D’altra parte, va detto per onestà che non vi è solo la stranezza del ritardo che al momento è di oltre un mese tra la decisione di una delle tre società di rating e le non decisioni delle altre due, in quanto non sfugge a nessuno che, grazie ad aumento di capitale di un misero miliardo di dollari, la prima delle compagnie monoline, quella MBIA che garantisce 679 miliardi di dollari di emissioni, mantiene ancora al momento la massima tra le pagelle ottenibili.

Non vorrei proprio che, dopo la montagna di parole sulla necessità di punire severamente il moral hazard e le altrettanto copiose lacrime di coccodrillo di economisti, banchieri centrali, governanti, commentatori e compagnia cantante, tornasse sul mercato e, più in particolare, sul mercato finanziario globale, la tristemente nota teoria del too big to fail, anche perché quella relativamente recente branca del sapere umano che è rappresentata dalla storia economica ha da tempo dimostrato, con dovizia di particolari e riferimenti alquanto precisi, che si tratta di un approccio che ha avuto effetti disastrosi e superiori a quelli che si sarebbero verificati seguendo, anche in tempi di crisi e tempeste più o meno perfette, il sano principio di eliminare dal mercato i soggetti incorsi in errori più o meno fatali, consentendo ad altri, e ve ne sono, di prendere il loro posto.

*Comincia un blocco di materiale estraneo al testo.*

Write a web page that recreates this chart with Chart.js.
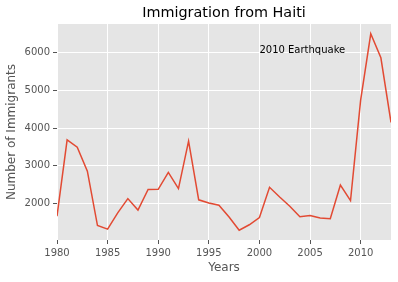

Stupisce, peraltro, che i vertici delle compagnie monoline si stiano avviando, quali pecore al macello, esattamente nella direzione indicata dal titolare di un importante hedge fund che pensa di diventare ancora più ricco giocando scopertamente al ribasso sulle azioni delle prime due companie monoline, MBIA ed Ambac, appunto, un finanziere che, in un dettagliato progetto sottoposto alla disperata autorità newyorkese incaricata di sorvegliare il settore assicurativo, ha proposto di splittare dalle compagnie il ramo che assicura le emissioni effettuate in modo assolutamente tradizionale da municipalità, contee (ricordate la Orange County?), stati federali e una pletora di organismi connessi a questi soggetti, lasciando in capo alle disastrate compagnie le garanzie relative all’enorme quantità di spazzatura dei titoli della finanza strutturata che le stesse, peraltro non da molti anni, hanno, in questo irretiti dalle allettanti sirene delle potentissime CIB delle altrettanto potenti banche basate in quasi tutti i paesi del mondo industrializzato, allegramente garantito.

Come ho avuto modo di sostenere nelle recenti puntate del Diario, si tratta con tutta evidenza di un progetto che, oltre a vedere, buon per lui, la autorealizzazione delle ardite scommesse di William Ackman, porterebbe, in tempi relativamente rapidi, al sicuro fallimento di quello che resterebbe di MBIA, Ambac e delle altre quattro principali compagnie monoline, così come di quel manipolo di altre compagnie minore rispetto alle quali vale il “de minimis non disputandum est”, come dicevano quegli imperialisti ante litteram dei romani.

Il week end non sarà impegnativo solo per Citigroup, UBS, Wachovia Bank, Barclays, BNP Paribas, Allianz (nella versione Dresdner Bank), Royal Bank of Scotland e Société Générale, impegnate nel perfezionamento dell’importante e delicato deal con Ambac, ma anche per la ricerca di una soluzione ai guai di una delle partecipanti ai lavori, quella Socgen che, almeno stando ai primi risultati dell’indagine interna, ha commesso delle leggerezze in vigilando che, pur non prefigurando complicità o reati, sono di per sé tali da vedere realizzato appieno il cosiddetto rischio reputazionale, cosa che il decisionista Sarkozy non può certo tollerare, abituato come è a “rendre la pareille”.